Years later Friedman revived the idea again for TreeNet in the context of interaction detection. Since trees with more than two terminal nodes are natural interaction detectors (and generators) Friedman asked whether a perfectly flexible TreeNet model might end up generating more interactions than are absolutely necessary to capture the true data generating process. Since we cannot guarantee that every interaction in every tree is “real” we might restrain interaction discovery by using a penalty such as the one introduced for MARS. Thus, in TreeNet as well we have essentially the same “Added Variable Penalty” but this time applied within a given branch of a tree. Suppose we are trying to predict target variable Y and we develop a tree with predictor X1 as the root node splitter. With the added variable penalty we will now make it more likely that X1 is used again immediately as the splitter of one or both of the child nodes produced by the root. But suppose that even with the penalty in place X2 splits the right child. Now when we look for a splitter for each of the two children of this second split we will give preference to using either X1 or X2 again since these variable are not new.
Here is an example from a CART tree using our GB2000.xls-Zipped data set.
Observe that on the left hand side of the tree we have three splits each of which involves a different variable. With an added variable penalty we could induce instead
Observe that the third level split is at a different location and that it reuses the M1 splitter, thus avoiding the introduction of a new variable. Also note that CART has many controls over splitters, including forced splits and constraints, but does not directly offer the added variable penalty. This specific penalty only appears in MARS and TreeNet and we manipulated the CART tree to simulate the penalty just as an illustration.
What is the effect of using such a penalty? In TreeNet each tree grown will tend to be constructed from a smaller set of variables. If the penalty is set high enough trees could be pushed back to being constructed from just one or two variables (mostly). In MARS, the forward stepping will also tend to involve fewer variables. In both cases, the initial model construction will result in simpler models at least in the sense that fewer variables play a role in the models. In both MARS and TreeNet we follow the initial model construction with a second stage model simplification that could yield even further simplification.

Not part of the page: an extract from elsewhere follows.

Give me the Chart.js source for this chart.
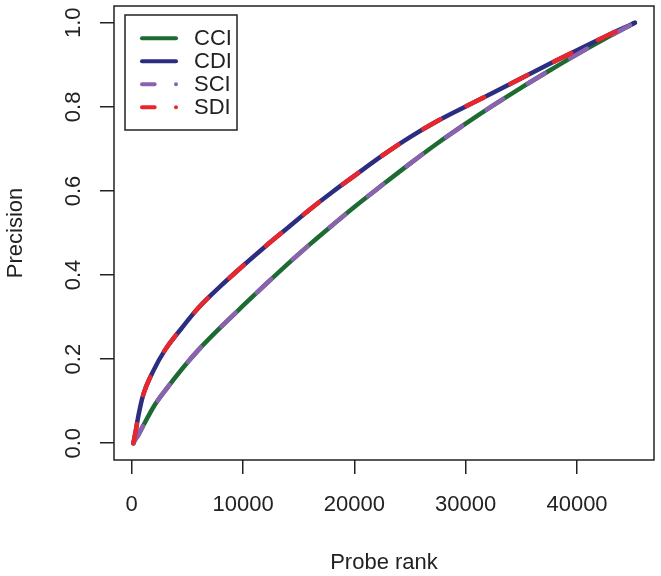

Now we come to the final question: does the added variable penalty help us obtain better models? We have to admit that our early experiments with both MARS and TreeNet were disappointing. In both cases we have found that the backwards stepwise predictor elimination built into BATTERY SHAVING is more reliable for producing robust simplified models. Further, when it comes to interaction restraints for TreeNet we have come to prefer our Interaction Control Language (ICL) as it gives absolute control over exactly which interactions are allowed. However, we also want to point out that our experiments are far from definitive and we hope to research the issue in detail in the near future.